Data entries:
=-=-=

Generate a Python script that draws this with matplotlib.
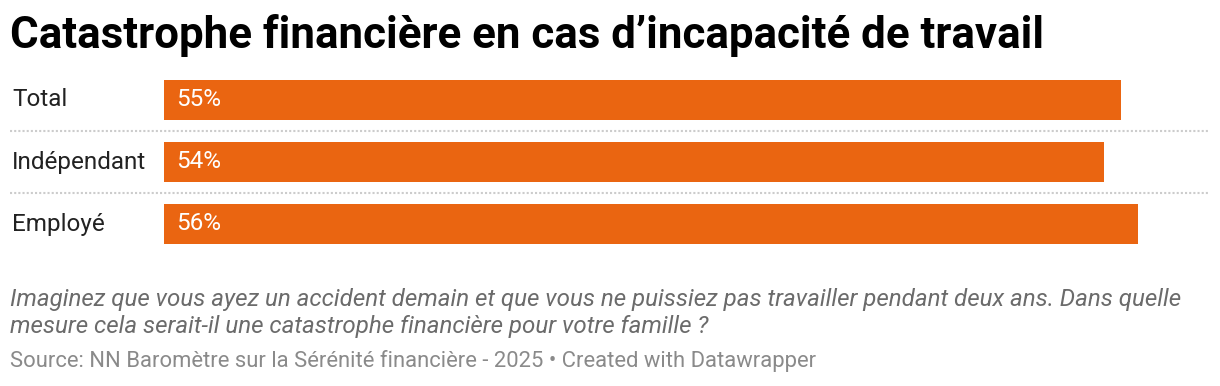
import matplotlib
matplotlib.use("Agg")
import matplotlib.pyplot as plt

categories = ["Total", "Indépendant", "Employé"]
values = [55, 54, 56]
value_labels = ["55%", "54%", "56%"]
title = "Catastrophe financière en cas d’incapacité de travail"
note = ("Imaginez que vous ayez un accident demain et que vous ne puissiez pas travailler pendant deux ans. Dans quelle\n"
        "mesure cela serait-il une catastrophe financière pour votre famille ?")
source = "Source: NN Baromètre sur la Sérénité financière - 2025 • Created with Datawrapper"

W, H = 1220, 386
DPI = 100
plt.rcParams['font.family'] = ['Roboto', 'DejaVu Sans']

fig = plt.figure(figsize=(W / DPI, H / DPI), dpi=DPI)
fig.patch.set_facecolor("white")

ax_left, ax_right = 164, 1208
ax_top, ax_bot = 69, 255
ax = fig.add_axes([ax_left / W, 1 - ax_bot / H, (ax_right - ax_left) / W, (ax_bot - ax_top) / H])
ax.set_xlim(0, 60)
ax.set_ylim(len(categories) - 0.5, -0.5)
ax.axis("off")

orange = "#ea6511"
ypos = list(range(len(categories)))
ax.barh(ypos, values, height=40 / 62, color=orange, linewidth=0)

lab_x = (12 - ax_left) / (ax_right - ax_left)
val_x = (176 - ax_left) / (ax_right - ax_left)
tr = ax.get_yaxis_transform()
for y, cat, vl in zip(ypos, categories, value_labels):
    ax.text(lab_x, y, cat, transform=tr, ha="left", va="center", fontsize=17.5, color="#222222")
    ax.text(val_x, y, vl, transform=tr, ha="left", va="center", fontsize=17.5, color="white")

sep_x0 = (10 - ax_left) / (ax_right - ax_left)
for y in [0.5, 1.5]:
    ax.plot([sep_x0, 1], [y, y], transform=tr, clip_on=False, color="#cccccc",
            linewidth=1.5, linestyle=(0, (1, 1)))

fig.text(10 / W, 1 - 48 / H, title, fontsize=31.6, fontweight="bold", color="#000000",
         ha="left", va="baseline")
fig.text(10 / W, 1 - 306 / H, note.split("\n")[0], fontsize=17.4, fontstyle="italic",
         color="#6b6b6b", ha="left", va="baseline")
fig.text(10 / W, 1 - 333 / H, note.split("\n")[1], fontsize=17.4, fontstyle="italic",
         color="#6b6b6b", ha="left", va="baseline")
fig.text(10 / W, 1 - 367 / H, source, fontsize=15.85, color="#8a8a8a", ha="left", va="baseline")

fig.savefig("out.png", dpi=DPI, facecolor="white")
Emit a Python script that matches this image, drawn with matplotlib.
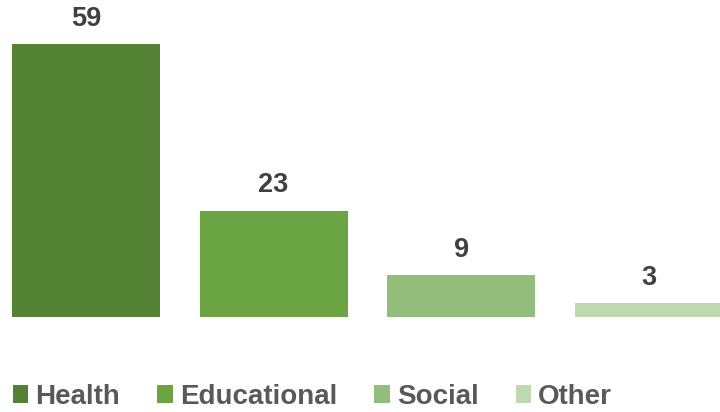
import matplotlib
matplotlib.use("Agg")
import matplotlib.pyplot as plt
from matplotlib.patches import Patch

categories = ["Health", "Educational", "Social", "Other"]
values = [59, 23, 9, 3]
colors = ["#548235", "#6AA443", "#93BD7A", "#BED8B0"]

plt.rcParams['font.family'] = ['Liberation Sans', 'DejaVu Sans']

W, H = 720, 412
fig = plt.figure(figsize=(W / 100, H / 100), dpi=100)
# axes geometry in pixels
bottom_px = 317
unit_x = 187.6
center0 = 86
ax = fig.add_axes([0, (H - bottom_px) / H, 1, bottom_px / H])
ax.set_xlim(-center0 / unit_x, (W - center0) / unit_x)
ax.set_ylim(0, bottom_px / ((317 - 44) / 59))

x = list(range(len(categories)))
bars = ax.bar(x, values, width=148 / unit_x, color=colors)
for xi, v in zip(x, values):
    ax.annotate(str(v), (xi, v), xytext=(0, 9), textcoords="offset points",
                ha="center", va="bottom", fontsize=19.5, fontweight="bold",
                color="#404040")
ax.axis("off")

handles = [Patch(facecolor=c, edgecolor="none") for c in colors]
leg = fig.legend(handles, categories, loc="center left",
                 bbox_to_anchor=(13 / W, 15 / H), ncol=4, frameon=False,
                 prop={"size": 20, "weight": "bold"},
                 handlelength=0.55, handleheight=0.6, handletextpad=0.25,
                 columnspacing=1.35, borderpad=0, borderaxespad=0)
for t in leg.get_texts():
    t.set_color("#595959")

fig.savefig("out.png", dpi=100)
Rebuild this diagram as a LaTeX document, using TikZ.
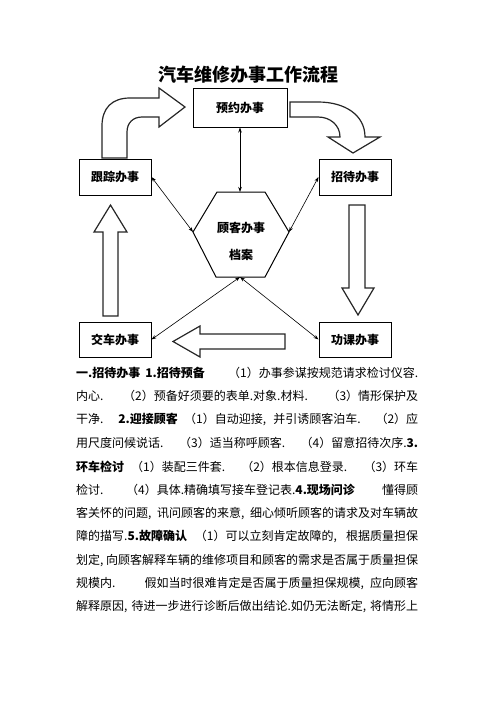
\documentclass[tikz,border=0pt]{standalone}
\usepackage{fontspec}
\setmainfont{Noto Sans CJK SC}
\usetikzlibrary{arrows.meta}

\newcommand{\tline}[1]{\makebox[342pt][s]{#1}}

\begin{document}
\begin{tikzpicture}[x=1pt, y=-1pt,
    box/.style={draw, line width=1pt, minimum width=72pt, minimum height=36pt,
      inner sep=2pt, font=\bfseries\fontsize{12}{14}\selectfont},
    link/.style={line width=0.6pt, {Stealth[length=5pt,width=3.5pt]}-{Stealth[length=5pt,width=3.5pt]}},
    bigarrow/.style={draw=black!85, line width=1.2pt, fill=white, line join=miter},
    para/.style={anchor=west, inner sep=0pt, font=\fontsize{12}{14}\selectfont}]
  \useasboundingbox (0,0) rectangle (496,702);

  \node[font=\bfseries\fontsize{18}{20}\selectfont] (title) at (248,75) {汽车维修办事工作流程};

  % the five stations
  \node[box, minimum width=94pt, minimum height=39pt] (yuyue) at (240,107.5) {预约办事};
  \node[box] (genzong) at (115,177) {跟踪办事};
  \node[box] (zhaodai) at (355,177) {招待办事};
  \node[box, minimum height=35pt] (jiaoche) at (115,339.5) {交车办事};
  \node[box, minimum height=35pt] (gongke) at (355,339.5) {功课办事};

  % customer file in the middle
  \draw[line width=1pt] (217,192) -- (265,192) -- (289,232) -- (265,277)
    -- (216,277) -- (193,232) -- cycle;
  \coordinate (hexN) at (240,192);
  \coordinate (hexS) at (240,277);
  \coordinate (hexW) at (193,232);
  \coordinate (hexE) at (289,232);
  \node[align=center, font=\bfseries\fontsize{12}{27}\selectfont] (dangan) at (241,241.5) {顾客办事\\档案};

  \draw[link] (yuyue) -- (hexN);
  \draw[link] (genzong.east) -- (hexW);
  \draw[link] (zhaodai.west) -- (hexE);
  \draw[link] (hexS) -- (jiaoche.east);
  \draw[link] (hexS) -- (gongke.west);

  % block arrows round the loop
  \draw[bigarrow] (102,158) -- (102,126) .. controls (102,108) and (112,98) .. (130,98)
    -- (159,98) -- (159,88) -- (185,107) -- (159,127) -- (159,117) -- (142,117)
    .. controls (133,117) and (127,123) .. (127,132) -- (127,158) -- cycle;
  \draw[bigarrow] (290,102) -- (318,102) .. controls (345,102) and (365,115) .. (365,137)
    -- (380,137) -- (353,153) -- (328,137) -- (340,137)
    .. controls (340,125) and (330,117) .. (318,117) -- (290,117) -- cycle;
  \draw[bigarrow] (349,205) -- (365,205) -- (365,288) -- (374,288) -- (358,315)
    -- (342,288) -- (349,288) -- cycle;
  \draw[bigarrow] (285,334) -- (200,334) -- (200,326) -- (173,341.5) -- (200,357)
    -- (200,349) -- (285,349) -- cycle;
  \draw[bigarrow] (103,316) -- (103,232) -- (94,232) -- (110.5,205) -- (127,232)
    -- (118,232) -- (118,316) -- cycle;

  % text below
  \node[para] (l1) at (76,373) {\tline{\textbf{一.招待办事\hspace{5pt}1.招待预备} （1）办事参谋按规范请求检讨仪容.}};
  \node[para] (l2) at (76,396.4) {\tline{内心. （2）预备好须要的表单.对象.材料. （3）情形保护及}};
  \node[para] (l3) at (76,419.8) {\tline{干净. \textbf{2.迎接顾客} （1）自动迎接, 并引诱顾客泊车. （2）应}};
  \node[para] (l4) at (76,443.2) {\tline{用尺度问候说话. （3）适当称呼顾客. （4）留意招待次序.\textbf{3.}}};
  \node[para] (l5) at (76,466.6) {\tline{\textbf{环车检讨} （1）装配三件套. （2）根本信息登录. （3）环车}};
  \node[para] (l6) at (76,490) {\tline{检讨. （4）具体.精确填写接车登记表.\textbf{4.现场问诊} \ \ 懂得顾}};
  \node[para] (l7) at (76,513.4) {\tline{客关怀的问题, 讯问顾客的来意, 细心倾听顾客的请求及对车辆故}};
  \node[para] (l8) at (76,536.8) {\tline{障的描写.\textbf{5.故障确认} （1）可以立刻肯定故障的, 根据质量担保}};
  \node[para] (l9) at (76,560.2) {\tline{划定, 向顾客解释车辆的维修项目和顾客的需求是否属于质量担保}};
  \node[para] (l10) at (76,583.6) {\tline{规模内. \ \ \ 假如当时很难肯定是否属于质量担保规模, 应向顾客}};
  \node[para] (l11) at (76,607) {\tline{解释原因, 待进一步进行诊断后做出结论.如仍无法断定, 将情形上}};
\end{tikzpicture}
\end{document}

=-=-=

Up in the listing, locate the line with "Emit a Python"; print it and every line after it down to the line with "from matplotlib.patches import Patch", which is included too. Skip the pictures.

## WRITTEN RESPONSE
Emit a Python script that matches this image, drawn with matplotlib.
import matplotlib
matplotlib.use("Agg")
import matplotlib.pyplot as plt
from matplotlib.patches import Patch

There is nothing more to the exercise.